If you want to repeat it yourself at home, you probably need to enable the "Zombie Objects" setting for tests.

Basically, here we are emulating the situation when the Status (sut) object is deallocated before the observation. I've pointed out where the crash is happening by the comment Should not crash here.. Now we have a failing test. Good! Classic TDD. I love it! Let's get it green.

A Fix

We need to, somehow, extend the lifetime of the Status object to be at least the same as our observation. Of course, we could change how we use it in our codebase to make sure that Status instances were alive longer, but there weren't any guarantees that other developers will not run into a similar problem again.

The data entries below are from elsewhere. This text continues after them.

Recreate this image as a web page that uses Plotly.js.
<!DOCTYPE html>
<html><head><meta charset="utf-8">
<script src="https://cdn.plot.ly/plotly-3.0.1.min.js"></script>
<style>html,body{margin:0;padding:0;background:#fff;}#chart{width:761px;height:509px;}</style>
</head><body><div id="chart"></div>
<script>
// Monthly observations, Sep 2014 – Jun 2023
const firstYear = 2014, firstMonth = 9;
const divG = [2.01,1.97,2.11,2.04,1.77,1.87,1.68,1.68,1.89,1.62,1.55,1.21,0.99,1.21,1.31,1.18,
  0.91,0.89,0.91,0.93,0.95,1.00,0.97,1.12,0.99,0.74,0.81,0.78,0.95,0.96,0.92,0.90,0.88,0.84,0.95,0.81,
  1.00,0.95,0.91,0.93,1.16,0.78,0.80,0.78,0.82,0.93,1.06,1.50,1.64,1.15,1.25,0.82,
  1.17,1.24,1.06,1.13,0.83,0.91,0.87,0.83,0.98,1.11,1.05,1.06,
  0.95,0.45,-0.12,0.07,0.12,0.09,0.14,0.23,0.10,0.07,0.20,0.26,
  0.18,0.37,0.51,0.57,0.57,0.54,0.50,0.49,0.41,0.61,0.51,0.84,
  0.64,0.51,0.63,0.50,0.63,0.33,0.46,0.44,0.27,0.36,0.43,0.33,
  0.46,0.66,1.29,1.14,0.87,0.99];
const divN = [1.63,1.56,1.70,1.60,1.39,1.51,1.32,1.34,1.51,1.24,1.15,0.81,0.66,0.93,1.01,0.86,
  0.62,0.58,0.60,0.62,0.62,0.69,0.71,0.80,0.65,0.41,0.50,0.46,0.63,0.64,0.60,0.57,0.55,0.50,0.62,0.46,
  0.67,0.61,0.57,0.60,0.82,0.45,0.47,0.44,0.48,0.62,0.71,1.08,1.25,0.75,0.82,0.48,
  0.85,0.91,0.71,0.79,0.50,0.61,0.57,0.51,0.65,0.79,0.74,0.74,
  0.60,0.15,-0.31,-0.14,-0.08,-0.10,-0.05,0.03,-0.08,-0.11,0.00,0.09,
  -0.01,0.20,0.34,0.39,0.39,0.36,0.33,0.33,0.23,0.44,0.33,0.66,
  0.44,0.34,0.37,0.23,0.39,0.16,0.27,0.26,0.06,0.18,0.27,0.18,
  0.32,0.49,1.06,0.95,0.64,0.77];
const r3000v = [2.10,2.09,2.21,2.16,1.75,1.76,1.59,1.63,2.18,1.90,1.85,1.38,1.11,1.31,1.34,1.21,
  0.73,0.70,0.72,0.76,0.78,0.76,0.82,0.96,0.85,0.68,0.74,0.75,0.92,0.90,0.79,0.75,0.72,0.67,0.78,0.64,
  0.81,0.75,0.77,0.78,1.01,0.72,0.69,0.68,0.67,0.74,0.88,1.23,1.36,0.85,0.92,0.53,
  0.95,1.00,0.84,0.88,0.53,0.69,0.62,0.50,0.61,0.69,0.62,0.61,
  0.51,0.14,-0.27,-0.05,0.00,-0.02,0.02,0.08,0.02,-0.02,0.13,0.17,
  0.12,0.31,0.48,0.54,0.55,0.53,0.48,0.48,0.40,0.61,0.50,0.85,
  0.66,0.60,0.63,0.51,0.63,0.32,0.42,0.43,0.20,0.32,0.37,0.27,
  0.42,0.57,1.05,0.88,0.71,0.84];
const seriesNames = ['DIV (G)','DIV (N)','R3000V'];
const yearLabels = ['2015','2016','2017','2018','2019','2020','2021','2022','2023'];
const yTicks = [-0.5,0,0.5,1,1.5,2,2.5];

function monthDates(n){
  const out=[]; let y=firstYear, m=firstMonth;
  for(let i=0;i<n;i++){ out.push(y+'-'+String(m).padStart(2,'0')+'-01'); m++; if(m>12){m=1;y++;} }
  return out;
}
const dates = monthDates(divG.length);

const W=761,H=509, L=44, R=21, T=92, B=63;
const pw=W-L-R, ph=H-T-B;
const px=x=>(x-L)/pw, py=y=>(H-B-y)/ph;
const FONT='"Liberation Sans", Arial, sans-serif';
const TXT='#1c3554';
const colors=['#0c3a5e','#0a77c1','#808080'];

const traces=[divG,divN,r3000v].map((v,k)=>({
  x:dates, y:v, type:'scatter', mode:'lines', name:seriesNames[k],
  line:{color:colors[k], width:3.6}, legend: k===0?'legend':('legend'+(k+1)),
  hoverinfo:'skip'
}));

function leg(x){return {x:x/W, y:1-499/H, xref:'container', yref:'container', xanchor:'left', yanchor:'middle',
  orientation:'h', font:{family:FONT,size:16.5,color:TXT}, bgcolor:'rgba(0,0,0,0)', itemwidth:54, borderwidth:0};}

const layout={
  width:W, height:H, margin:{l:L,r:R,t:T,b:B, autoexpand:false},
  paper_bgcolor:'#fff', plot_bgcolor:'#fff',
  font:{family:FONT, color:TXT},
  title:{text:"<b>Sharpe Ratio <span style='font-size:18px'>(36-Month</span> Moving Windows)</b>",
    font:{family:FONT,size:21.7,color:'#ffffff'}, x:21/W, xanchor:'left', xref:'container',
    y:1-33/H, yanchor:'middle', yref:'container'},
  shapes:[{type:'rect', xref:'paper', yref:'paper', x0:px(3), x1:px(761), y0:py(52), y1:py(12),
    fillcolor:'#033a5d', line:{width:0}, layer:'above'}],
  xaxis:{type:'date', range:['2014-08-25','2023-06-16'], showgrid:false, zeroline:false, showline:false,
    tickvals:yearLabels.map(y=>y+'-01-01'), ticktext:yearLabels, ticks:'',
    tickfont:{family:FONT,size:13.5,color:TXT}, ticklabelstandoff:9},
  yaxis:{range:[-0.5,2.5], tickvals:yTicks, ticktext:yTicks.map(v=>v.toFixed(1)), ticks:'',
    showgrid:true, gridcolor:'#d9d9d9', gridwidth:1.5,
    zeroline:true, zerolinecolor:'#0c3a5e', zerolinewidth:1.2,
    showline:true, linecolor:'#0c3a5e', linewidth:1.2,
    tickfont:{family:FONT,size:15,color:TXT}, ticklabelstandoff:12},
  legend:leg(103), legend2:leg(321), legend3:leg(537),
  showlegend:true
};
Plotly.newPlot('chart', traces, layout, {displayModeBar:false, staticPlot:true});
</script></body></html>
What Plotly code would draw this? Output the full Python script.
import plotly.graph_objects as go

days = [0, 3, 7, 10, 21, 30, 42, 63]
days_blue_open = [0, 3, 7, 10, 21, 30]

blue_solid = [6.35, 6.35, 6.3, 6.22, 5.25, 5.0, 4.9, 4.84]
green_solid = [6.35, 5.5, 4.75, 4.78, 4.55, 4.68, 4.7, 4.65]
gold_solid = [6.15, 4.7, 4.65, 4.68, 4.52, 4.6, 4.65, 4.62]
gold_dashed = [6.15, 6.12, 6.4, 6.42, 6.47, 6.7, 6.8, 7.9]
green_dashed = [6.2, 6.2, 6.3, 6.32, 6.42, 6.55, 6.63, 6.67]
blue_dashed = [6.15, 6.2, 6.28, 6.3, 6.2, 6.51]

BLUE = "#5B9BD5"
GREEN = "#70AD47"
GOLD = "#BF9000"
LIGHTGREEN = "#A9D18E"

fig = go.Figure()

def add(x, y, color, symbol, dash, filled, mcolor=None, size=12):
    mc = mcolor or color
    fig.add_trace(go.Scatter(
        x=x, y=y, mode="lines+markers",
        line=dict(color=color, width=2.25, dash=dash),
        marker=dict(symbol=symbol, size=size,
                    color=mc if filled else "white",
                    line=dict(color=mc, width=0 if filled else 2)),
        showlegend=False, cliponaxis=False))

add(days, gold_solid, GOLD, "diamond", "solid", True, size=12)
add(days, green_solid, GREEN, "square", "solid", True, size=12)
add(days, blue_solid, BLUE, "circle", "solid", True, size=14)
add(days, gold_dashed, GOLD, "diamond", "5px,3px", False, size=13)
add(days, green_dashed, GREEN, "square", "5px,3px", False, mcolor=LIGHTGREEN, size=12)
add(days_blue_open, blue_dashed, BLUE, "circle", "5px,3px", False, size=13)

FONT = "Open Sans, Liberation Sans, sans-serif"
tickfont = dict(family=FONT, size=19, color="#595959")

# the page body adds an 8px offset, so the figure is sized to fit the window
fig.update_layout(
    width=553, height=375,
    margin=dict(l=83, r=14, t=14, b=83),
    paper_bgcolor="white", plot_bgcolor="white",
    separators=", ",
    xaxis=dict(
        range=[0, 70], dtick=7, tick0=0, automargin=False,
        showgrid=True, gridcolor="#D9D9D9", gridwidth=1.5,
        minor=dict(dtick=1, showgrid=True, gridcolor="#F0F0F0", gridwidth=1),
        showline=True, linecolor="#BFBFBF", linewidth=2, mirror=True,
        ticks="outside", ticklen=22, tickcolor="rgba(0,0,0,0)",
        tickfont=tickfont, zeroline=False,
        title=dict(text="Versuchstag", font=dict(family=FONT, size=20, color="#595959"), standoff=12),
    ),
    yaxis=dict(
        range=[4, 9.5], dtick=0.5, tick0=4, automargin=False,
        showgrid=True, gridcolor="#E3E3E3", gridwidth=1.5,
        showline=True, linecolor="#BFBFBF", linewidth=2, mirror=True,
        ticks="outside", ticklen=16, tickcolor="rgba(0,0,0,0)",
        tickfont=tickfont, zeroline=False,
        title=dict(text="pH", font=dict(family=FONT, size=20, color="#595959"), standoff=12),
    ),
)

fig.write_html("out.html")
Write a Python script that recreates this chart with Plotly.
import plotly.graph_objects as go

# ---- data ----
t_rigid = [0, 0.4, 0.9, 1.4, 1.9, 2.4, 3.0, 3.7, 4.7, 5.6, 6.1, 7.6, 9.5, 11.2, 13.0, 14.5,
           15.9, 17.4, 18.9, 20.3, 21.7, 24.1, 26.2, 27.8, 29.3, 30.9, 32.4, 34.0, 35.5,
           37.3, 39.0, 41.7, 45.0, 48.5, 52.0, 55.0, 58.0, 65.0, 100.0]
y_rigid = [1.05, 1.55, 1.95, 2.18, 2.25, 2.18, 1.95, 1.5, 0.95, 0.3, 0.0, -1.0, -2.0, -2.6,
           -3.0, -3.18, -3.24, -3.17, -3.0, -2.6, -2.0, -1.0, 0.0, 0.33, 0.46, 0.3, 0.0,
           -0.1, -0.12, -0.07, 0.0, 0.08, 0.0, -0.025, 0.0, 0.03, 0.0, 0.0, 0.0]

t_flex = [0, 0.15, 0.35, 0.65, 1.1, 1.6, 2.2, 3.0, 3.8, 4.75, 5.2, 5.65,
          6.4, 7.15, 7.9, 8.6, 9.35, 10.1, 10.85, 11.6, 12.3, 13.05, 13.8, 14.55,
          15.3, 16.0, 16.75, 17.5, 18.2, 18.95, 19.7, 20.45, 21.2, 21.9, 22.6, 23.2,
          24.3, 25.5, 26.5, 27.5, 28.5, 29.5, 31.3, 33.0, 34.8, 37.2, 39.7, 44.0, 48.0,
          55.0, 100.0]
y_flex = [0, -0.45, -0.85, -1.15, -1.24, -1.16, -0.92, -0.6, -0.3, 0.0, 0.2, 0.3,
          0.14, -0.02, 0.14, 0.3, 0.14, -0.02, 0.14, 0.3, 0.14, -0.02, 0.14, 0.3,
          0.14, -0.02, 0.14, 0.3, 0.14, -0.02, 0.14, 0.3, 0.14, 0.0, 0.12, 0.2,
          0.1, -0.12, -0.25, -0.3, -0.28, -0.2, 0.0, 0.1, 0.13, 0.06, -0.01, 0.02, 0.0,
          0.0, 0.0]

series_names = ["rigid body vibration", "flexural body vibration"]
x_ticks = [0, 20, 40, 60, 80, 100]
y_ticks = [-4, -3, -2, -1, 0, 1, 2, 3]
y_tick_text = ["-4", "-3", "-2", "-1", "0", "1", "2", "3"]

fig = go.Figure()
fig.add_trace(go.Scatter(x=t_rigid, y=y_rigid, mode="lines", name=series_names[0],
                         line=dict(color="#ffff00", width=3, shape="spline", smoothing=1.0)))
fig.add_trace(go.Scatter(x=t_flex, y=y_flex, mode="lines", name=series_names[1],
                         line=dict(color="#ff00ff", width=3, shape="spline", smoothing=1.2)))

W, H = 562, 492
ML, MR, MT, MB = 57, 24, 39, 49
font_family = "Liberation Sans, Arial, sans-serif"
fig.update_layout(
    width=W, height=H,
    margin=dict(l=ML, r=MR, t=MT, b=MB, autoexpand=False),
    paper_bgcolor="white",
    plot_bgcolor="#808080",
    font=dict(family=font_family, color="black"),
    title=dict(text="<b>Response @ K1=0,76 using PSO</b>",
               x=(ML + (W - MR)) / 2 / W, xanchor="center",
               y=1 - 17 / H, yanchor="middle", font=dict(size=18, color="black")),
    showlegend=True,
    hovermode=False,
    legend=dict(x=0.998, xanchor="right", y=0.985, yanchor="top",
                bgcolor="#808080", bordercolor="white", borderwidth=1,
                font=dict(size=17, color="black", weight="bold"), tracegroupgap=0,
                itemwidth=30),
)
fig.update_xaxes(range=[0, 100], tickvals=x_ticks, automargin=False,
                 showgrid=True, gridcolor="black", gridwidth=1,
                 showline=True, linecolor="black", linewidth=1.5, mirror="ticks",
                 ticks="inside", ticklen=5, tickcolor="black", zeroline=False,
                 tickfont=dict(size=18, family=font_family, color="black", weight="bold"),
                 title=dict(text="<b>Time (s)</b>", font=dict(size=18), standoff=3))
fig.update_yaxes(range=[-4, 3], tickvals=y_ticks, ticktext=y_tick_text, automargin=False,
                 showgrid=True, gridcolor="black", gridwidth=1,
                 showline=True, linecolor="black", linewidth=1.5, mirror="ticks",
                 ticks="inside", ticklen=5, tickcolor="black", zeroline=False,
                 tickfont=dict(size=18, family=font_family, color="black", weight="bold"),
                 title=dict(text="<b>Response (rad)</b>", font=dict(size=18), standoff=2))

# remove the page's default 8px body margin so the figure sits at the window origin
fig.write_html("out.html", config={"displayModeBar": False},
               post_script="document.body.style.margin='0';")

I want to avoid it and fix it once and for all. And I was feeling a slight guilt because it was me who had implemented this abstraction in the first place :)

One way to extend the lifetime of the Status object is to return it along side the observation. Let's do that by adding a private class which would combine observer and observation together:

private class Observation {
    private var observation: NSKeyValueObservation?
    private var observer: Status?

    init(observation: NSKeyValueObservation?, observer: Status?) {
        self.observation = observation
        self.observer = observer
    }

    deinit {
        // Order is important.
        observation?.invalidate()
        observation = nil
        observer = nil
    }
}

I think the code is clear and doesn't need an explanation. Let's create the Observation in our Status.subscribe(_:) method and return it. Here is the diff:

    func subscribe(onChange: @escaping () -> Void) -> AnyObject {
        let observation = observe(\.store.isValid, options: [.new, .old]) { _, change in
            if change.oldValue != change.newValue {
                DispatchQueue.main.async {
                    onChange()
                }
            }
        }
-       return observation
+       return Observation(observation: observation, observer: self)
    }

Cmd+U and... The test has passed. Nice! Yep, and the app is running fine now.

Conclusion

Do you remember times where the old KVO observation API was hard to use without encountering random crashes? Those times are still here. Maybe, the situation is a little bit better, but still... Really, this behaviour isn't documented anywhere (at least I haven't found it). I guess, at Apple nobody foreseen that the API will be used this way where the observer is not the object who keeps the observation. The fix works for us and I hope I haven't introduced other bugs here. So, please still be careful using KVO in your projects.